#### Exercise requirements:
Write out the records below from the first line through the line containing "Y_DOMAIN = [7 - H / PX_PER_Y, 7]", leaving out any pictures.

#### Recorded data:
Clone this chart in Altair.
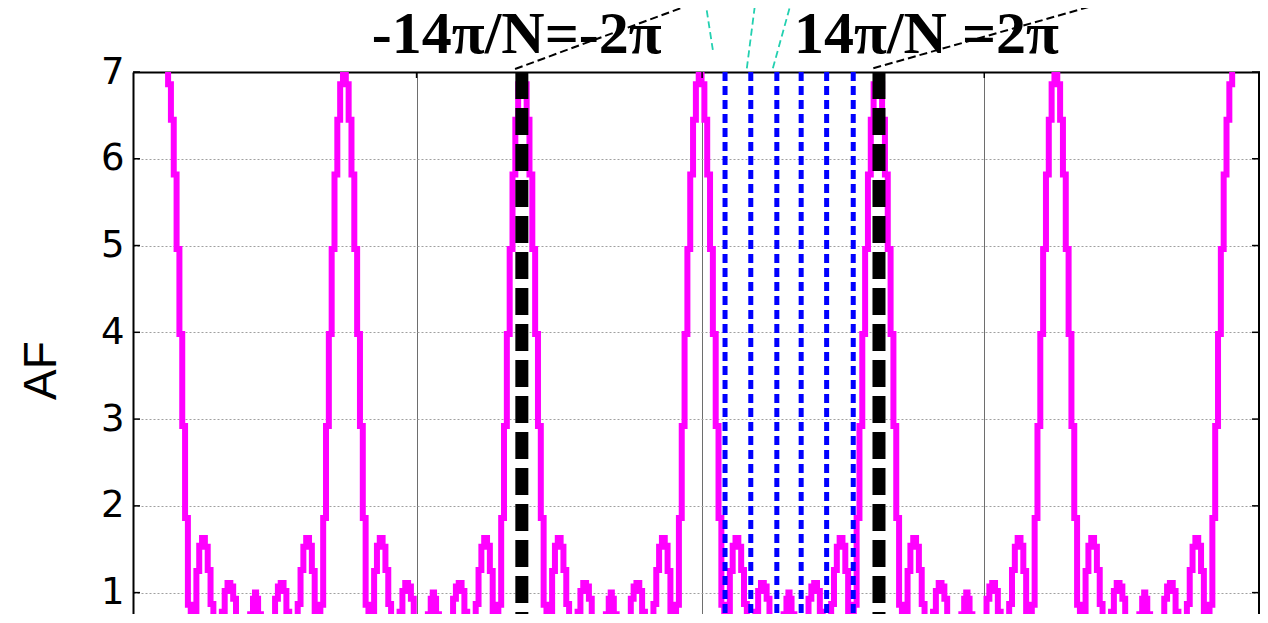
import altair as alt
import pandas as pd

# ---- data (psi in radians, AF values) ----
lobe_centers = [-18.85, -12.57, -6.28, 0.0, 6.28, 12.57, 18.85]
half_offsets = [0.0, 0.1, 0.2, 0.3, 0.4, 0.5, 0.6, 0.7, 0.8, 0.9,
                1.0, 1.1, 1.2, 1.3, 1.4, 1.5, 1.6, 1.7, 1.8, 1.9,
                2.0, 2.1, 2.2, 2.3, 2.4, 2.5, 2.6, 2.7, 2.8, 2.9,
                3.0, 3.1]
half_af = [7.0, 6.86, 6.45, 5.82, 4.96, 3.98, 2.92, 1.86, 0.86, 0.02,
           0.73, 1.25, 1.54, 1.63, 1.53, 1.26, 0.87, 0.42, 0.05, 0.42,
           0.78, 1.02, 1.11, 1.07, 0.93, 0.70, 0.42, 0.10, 0.20, 0.50,
           0.75, 0.93]
mid_af = 1.0

null_lines = [0.88, 1.79, 2.71, 3.57, 4.47, 5.41]
edge_lines = [-6.30, 6.32]
grid_x = [-10.02, 0.07, 10.04]
y_ticks = [1, 2, 3, 4, 5, 6, 7]

label_text = ["-14π/N=-2π", "14π/N =2π"]
label_x = [-6.48, 8.0]
label_y = [7.22, 7.22]

ann_black_x = [-6.54, 6.12]
ann_black_y = [7.035, 7.043]
ann_black_x2 = [0.106, 14.6]
ann_black_y2 = [7.83, 7.83]

ann_teal_x = [0.449, 1.65, 2.57]
ann_teal_y = [7.254, 7.043, 7.043]
ann_teal_x2 = [0.177, 1.96, 3.24]
ann_teal_y2 = [7.83, 7.83, 7.83]

PX_PER_X = 28.3
PX_PER_Y = 86.77
W, H = 1127, 542
X_DOMAIN = [-20.04, -20.04 + W / PX_PER_X]
Y_DOMAIN = [7 - H / PX_PER_Y, 7]

# ---- build the curve from the read half-period ----
rows = []
for i in range(len(lobe_centers) - 1):
    c0, c1 = lobe_centers[i], lobe_centers[i + 1]
    for off, v in zip(half_offsets, half_af):
        rows.append((c0 + off, v))
    rows.append(((c0 + c1) / 2, mid_af))
    for off, v in reversed(list(zip(half_offsets[1:], half_af[1:]))):
        rows.append((c1 - off, v))
rows.append((lobe_centers[-1], half_af[0]))
curve = pd.DataFrame(rows, columns=["psi", "af"])

xs = alt.Scale(domain=X_DOMAIN, nice=False, zero=False)
ys = alt.Scale(domain=Y_DOMAIN, nice=False, zero=False)

base_x_axis = alt.Axis(orient="top", values=grid_x, labels=False, ticks=False,
                       domain=True, domainColor="black", domainWidth=2,
                       grid=True, gridColor="#6e6e6e", gridWidth=1, title=None)
y_axis = alt.Axis(values=y_ticks, format="d", ticks=False, domain=True,
                  domainColor="black", domainWidth=2, grid=True,
                  gridColor="#a0a0a0", gridDash=[2, 2], gridWidth=1,
                  labelFont="DejaVu Sans", labelFontSize=37,
                  labelColor="black", labelPadding=9, labelOverlap=False,
                  labelFlush=False, title="AF", titleFont="Liberation Sans",
                  titleFontSize=46, titleFontWeight="normal", titleColor="black",
                  titleAngle=-90, titleX=-92, titleY=298, titleAlign="center",
                  titleBaseline="middle")

line = alt.Chart(curve).mark_line(
    color="#ff00ff", strokeWidth=6, interpolate="step", clip=True
).encode(
    x=alt.X("psi:Q", scale=xs, axis=base_x_axis),
    y=alt.Y("af:Q", scale=ys, axis=y_axis),
)

blue = alt.Chart(pd.DataFrame({"x": null_lines, "y": [7] * len(null_lines),
                               "y2": [Y_DOMAIN[0]] * len(null_lines)})).mark_rule(
    color="#0000ff", strokeWidth=5, strokeDash=[9, 5]
).encode(x=alt.X("x:Q", scale=xs), y=alt.Y("y:Q", scale=ys), y2="y2:Q")

black = alt.Chart(pd.DataFrame({"x": edge_lines, "y": [7] * 2,
                                "y2": [Y_DOMAIN[0]] * 2})).mark_rule(
    color="black", strokeWidth=13, strokeDash=[27, 9]
).encode(x=alt.X("x:Q", scale=xs), y=alt.Y("y:Q", scale=ys), y2="y2:Q")

ann_b = alt.Chart(pd.DataFrame({"x": ann_black_x, "y": ann_black_y,
                                "x2": ann_black_x2, "y2": ann_black_y2})).mark_rule(
    color="black", strokeWidth=2, strokeDash=[8, 4]
).encode(x=alt.X("x:Q", scale=xs), y=alt.Y("y:Q", scale=ys), x2="x2:Q", y2="y2:Q")

ann_t = alt.Chart(pd.DataFrame({"x": ann_teal_x, "y": ann_teal_y,
                                "x2": ann_teal_x2, "y2": ann_teal_y2})).mark_rule(
    color="#22d0b0", strokeWidth=1.8, strokeDash=[7, 4]
).encode(x=alt.X("x:Q", scale=xs), y=alt.Y("y:Q", scale=ys), x2="x2:Q", y2="y2:Q")

texts = alt.Chart(pd.DataFrame({"t": label_text, "x": label_x, "y": label_y})).mark_text(
    font="Liberation Serif", fontWeight="bold", fontSize=60, color="black",
    align="center", baseline="alphabetic"
).encode(x=alt.X("x:Q", scale=xs), y=alt.Y("y:Q", scale=ys), text="t:N")

left_ticks = alt.Chart(pd.DataFrame({"y": y_ticks})).mark_rule(
    color="black", strokeWidth=1.5
).encode(x=alt.value(0), x2=alt.value(7), y=alt.Y("y:Q", scale=ys))

right_ticks = alt.Chart(pd.DataFrame({"y": y_ticks})).mark_rule(
    color="black", strokeWidth=1.5
).encode(x=alt.value(W - 8), x2=alt.value(W), y=alt.Y("y:Q", scale=ys))

top_ticks = alt.Chart(pd.DataFrame({"x": grid_x})).mark_rule(
    color="black", strokeWidth=1.5
).encode(x=alt.X("x:Q", scale=xs), y=alt.value(0), y2=alt.value(6))

right_border = alt.Chart(pd.DataFrame({"y": [7]})).mark_rule(
    color="black", strokeWidth=2
).encode(x=alt.value(W - 1), y=alt.value(0), y2=alt.value(H))

chart = alt.layer(
    line, blue, black, ann_b, ann_t, texts, left_ticks, right_ticks, top_ticks,
    right_border
).properties(
    width=W, height=H,
    autosize=alt.AutoSizeParams(type="none"),
    padding={"left": 125, "top": 64, "right": 0, "bottom": 0},
).configure_view(stroke=None).configure(background="white")

chart.save("out.html", embed_options={"renderer": "svg", "actions": False})
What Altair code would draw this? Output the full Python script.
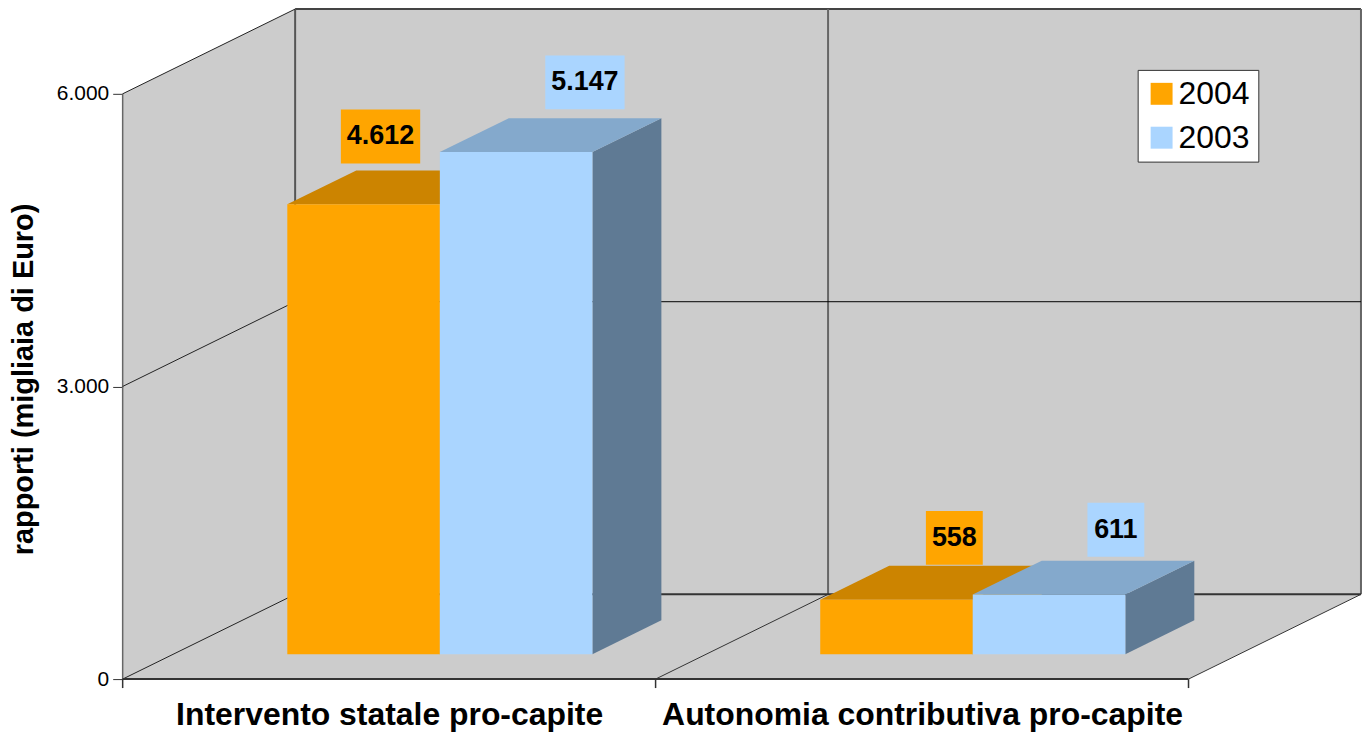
import json
import altair as alt
import pandas as pd

# ---------------- data ----------------
categories = ["Intervento statale pro-capite", "Autonomia contributiva pro-capite"]
series = ["2004", "2003"]
values_2004 = [4612, 558]
values_2003 = [5147, 611]
y_ticks = [0, 3000, 6000]

# ---------------- layout / style ----------------
FONT = "Liberation Sans"
W, H = 1242, 672
PAD = {"left": 115, "top": 0, "right": 3, "bottom": 54}
CAT_PX = 534.5            # pixels per category on the front plane
PX_PER_V = 587 / 6000     # pixels per data unit
OBL = 2.035               # oblique direction (x px per depth px)
DEPTH = 85                # floor depth (vertical px)
Z1, Z2 = 25, 59           # bar front / back depth (vertical px)
BAR_PX = 153              # bar width in px

front_colors = ["#FFA500", "#AAD5FF"]
top_colors = ["#CC8400", "#84A9CC"]
side_colors = ["#996300", "#5F7A94"]
label_nudge = [(17, -68), (69, -70), (58, -62), (67, -65)]  # px offsets of value labels

XMAX = W / CAT_PX
YMAX = H / PX_PER_V


def du(px):
    return px / CAT_PX


def dv(px):
    return px / PX_PER_V


D_U = du(DEPTH * OBL)
D_V = dv(DEPTH)
a1, a2 = du(Z1 * OBL), du(Z2 * OBL)
c1, c2 = dv(Z1), dv(Z2)
bw = du(BAR_PX)
n = len(categories)

xs = alt.Scale(domain=[0, XMAX], nice=False, zero=False)
ys = alt.Scale(domain=[0, YMAX], nice=False, zero=False)

x_axis = alt.Axis(
    values=[i + 0.5 for i in range(n)],
    labelExpr=json.dumps(categories) + "[floor(datum.value)]",
    title=None, ticks=False, tickSize=0, domain=False, grid=False,
    labelFont=FONT, labelFontSize=32, labelFontWeight="bold", labelColor="black",
    labelPadding=21, labelOverlap=False, labelFlush=False, labelBound=False, labelLimit=0,
)
y_axis = alt.Axis(
    values=y_ticks, title="rapporti (migliaia di Euro)",
    titleFont=FONT, titleFontSize=29, titleFontWeight="bold", titleColor="black",
    titleX=-99, titleY=371, titleAngle=270, titleBaseline="middle", titleAlign="center",
    labelExpr="replace(format(datum.value, ',.0f'), ',', '.')",
    labelFont=FONT, labelFontSize=21, labelColor="black", labelPadding=4,
    tickSize=10, tickColor="#333333", tickWidth=1, domain=False, grid=False,
)


def X(f="x"):
    return alt.X(f"{f}:Q", scale=xs, axis=x_axis)


def Y(f="y"):
    return alt.Y(f"{f}:Q", scale=ys, axis=y_axis)


# ---------------- background (walls + floor) ----------------
wall_top = y_ticks[-1] + D_V
bg = pd.DataFrame({
    "x": [0, D_U, n, n + D_U],
    "y": [0, 0, 0, D_V],
    "y2": [y_ticks[-1], wall_top, wall_top, wall_top],
})
bg_layer = alt.Chart(bg).mark_area(color="#CCCCCC", interpolate="linear", opacity=1).encode(
    x=X(), y=Y(), y2="y2:Q"
)

# ---------------- frame & grid lines ----------------
seg = []


def add(x1, y1, x2, y2, c, w):
    seg.append({"x": x1, "y": y1, "x2": x2, "y2": y2, "c": c, "w": w})


add(D_U, wall_top, n + D_U, wall_top, "#444444", 2)          # top of back wall
add(n + D_U, D_V, n + D_U, wall_top, "#666666", 2)          # right edge
for i in range(n):                                           # back wall verticals
    add(i + D_U, D_V, i + D_U, wall_top, "#555555" if i == 0 else "#666666", 2)
for t in y_ticks[1:-1]:                                      # back wall gridlines
    add(D_U, t + D_V, n + D_U, t + D_V, "#000000", 1)
add(D_U, D_V, n + D_U, D_V, "#333333", 2)                    # floor back edge
add(0, 0, 0, y_ticks[-1], "#666666", 1.5)                    # left wall front edge
for t in y_ticks:                                            # left wall diagonals
    add(0, t, D_U, t + D_V, "#222222", 1)
for i in range(1, n + 1):                                    # floor diagonals
    add(i, 0, i + D_U, D_V, "#333333", 1)
add(0, 0, n, 0, "#333333", 2)                                # floor front edge
for i in range(n + 1):                                       # category ticks
    add(i, 0, i, -dv(9), "#333333", 1.5)

lines_layer = alt.Chart(pd.DataFrame(seg)).mark_rule().encode(
    x=X(), y=Y(), x2="x2:Q", y2="y2:Q",
    color=alt.Color("c:N", scale=None), size=alt.Size("w:Q", scale=None),
)

# ---------------- bars ----------------
vals = [values_2004, values_2003]
bar_layers = []

for s, name in enumerate(series):
    fronts, tops, sides = [], [], []
    for i in range(n):
        v = vals[s][i]
        ul = i + 0.5 - bw + s * bw
        ur = ul + bw
        bid = f"{name}-{i}"
        fronts.append({"x": ul + a1, "x2": ur + a1, "y": c1, "y2": v + c1, "series": name})
        tops += [
            {"id": bid, "x": ul + a1, "y": v + c1, "y2": v + c1},
            {"id": bid, "x": ul + a2, "y": v + c1, "y2": v + c2},
            {"id": bid, "x": ur + a1, "y": v + c1, "y2": v + c2},
            {"id": bid, "x": ur + a2, "y": v + c2, "y2": v + c2},
        ]
        sides += [
            {"id": bid, "x": ur + a1, "y": c1, "y2": v + c1},
            {"id": bid, "x": ur + a2, "y": c2, "y2": v + c2},
        ]
    bar_layers.append(
        alt.Chart(pd.DataFrame(sides)).mark_area(color=side_colors[s], interpolate="linear", opacity=1)
        .encode(x=X(), y=Y(), y2="y2:Q", detail="id:N")
    )
    bar_layers.append(
        alt.Chart(pd.DataFrame(tops)).mark_area(color=top_colors[s], interpolate="linear", opacity=1)
        .encode(x=X(), y=Y(), y2="y2:Q", detail="id:N")
    )
    bar_layers.append(
        alt.Chart(pd.DataFrame(fronts)).mark_rect(opacity=1).encode(
            x=X(), x2="x2:Q", y=Y(), y2="y2:Q",
            color=alt.Color(
                "series:N",
                scale=alt.Scale(domain=series, range=front_colors),
                legend=alt.Legend(
                    title=None, orient="none", legendX=1018, legendY=61, direction="vertical",
                    symbolType="square", symbolSize=484, symbolStrokeWidth=0, symbolOpacity=1,
                    labelFont=FONT, labelFontSize=32, labelColor="black", labelOffset=1,
                    rowPadding=12, padding=8, fillColor="white", strokeColor="#333333",
                ),
            ),
        )
    )

# ---------------- value labels ----------------
lab_rows = []
j = 0
for i in range(n):
    for s, name in enumerate(series):
        v = vals[s][i]
        ul = i + 0.5 - bw + s * bw
        cx_u = ul + bw / 2 + a1
        ndx, ndy = label_nudge[j]
        j += 1
        txt = f"{v:,}".replace(",", ".")
        digits = sum(ch.isdigit() for ch in txt)
        dots = len(txt) - digits
        wpx = 27 * (0.556 * digits + 0.278 * dots) + 12
        cx = cx_u + du(ndx)
        cy = v + dv(Z1 - ndy)
        lab_rows.append({
            "x": cx, "y": cy, "bx": cx - du(wpx / 2), "bx2": cx + du(wpx / 2),
            "by": cy - dv(27), "by2": cy + dv(27), "t": txt, "bg": front_colors[s],
        })
lab = pd.DataFrame(lab_rows)
box_layer = alt.Chart(lab).mark_rect(opacity=1).encode(
    x=X("bx"), x2="bx2:Q", y=Y("by"), y2="by2:Q", color=alt.Color("bg:N", scale=None)
)
text_layer = alt.Chart(lab).mark_text(
    font=FONT, fontSize=27, fontWeight="bold", color="black", align="center", baseline="middle"
).encode(x=X(), y=Y(), text="t:N")

chart = alt.layer(bg_layer, lines_layer, *bar_layers, box_layer, text_layer).properties(
    width=W, height=H, padding=PAD, autosize=alt.AutoSizeParams(type="none"),
    background="white",
).configure_view(stroke=None)

chart.save("out.html", embed_options={"renderer": "svg", "actions": False})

#### Task solution:
Clone this chart in Altair.
import altair as alt
import pandas as pd

# ---- data (psi in radians, AF values) ----
lobe_centers = [-18.85, -12.57, -6.28, 0.0, 6.28, 12.57, 18.85]
half_offsets = [0.0, 0.1, 0.2, 0.3, 0.4, 0.5, 0.6, 0.7, 0.8, 0.9,
                1.0, 1.1, 1.2, 1.3, 1.4, 1.5, 1.6, 1.7, 1.8, 1.9,
                2.0, 2.1, 2.2, 2.3, 2.4, 2.5, 2.6, 2.7, 2.8, 2.9,
                3.0, 3.1]
half_af = [7.0, 6.86, 6.45, 5.82, 4.96, 3.98, 2.92, 1.86, 0.86, 0.02,
           0.73, 1.25, 1.54, 1.63, 1.53, 1.26, 0.87, 0.42, 0.05, 0.42,
           0.78, 1.02, 1.11, 1.07, 0.93, 0.70, 0.42, 0.10, 0.20, 0.50,
           0.75, 0.93]
mid_af = 1.0

null_lines = [0.88, 1.79, 2.71, 3.57, 4.47, 5.41]
edge_lines = [-6.30, 6.32]
grid_x = [-10.02, 0.07, 10.04]
y_ticks = [1, 2, 3, 4, 5, 6, 7]

label_text = ["-14π/N=-2π", "14π/N =2π"]
label_x = [-6.48, 8.0]
label_y = [7.22, 7.22]

ann_black_x = [-6.54, 6.12]
ann_black_y = [7.035, 7.043]
ann_black_x2 = [0.106, 14.6]
ann_black_y2 = [7.83, 7.83]

ann_teal_x = [0.449, 1.65, 2.57]
ann_teal_y = [7.254, 7.043, 7.043]
ann_teal_x2 = [0.177, 1.96, 3.24]
ann_teal_y2 = [7.83, 7.83, 7.83]

PX_PER_X = 28.3
PX_PER_Y = 86.77
W, H = 1127, 542
X_DOMAIN = [-20.04, -20.04 + W / PX_PER_X]
Y_DOMAIN = [7 - H / PX_PER_Y, 7]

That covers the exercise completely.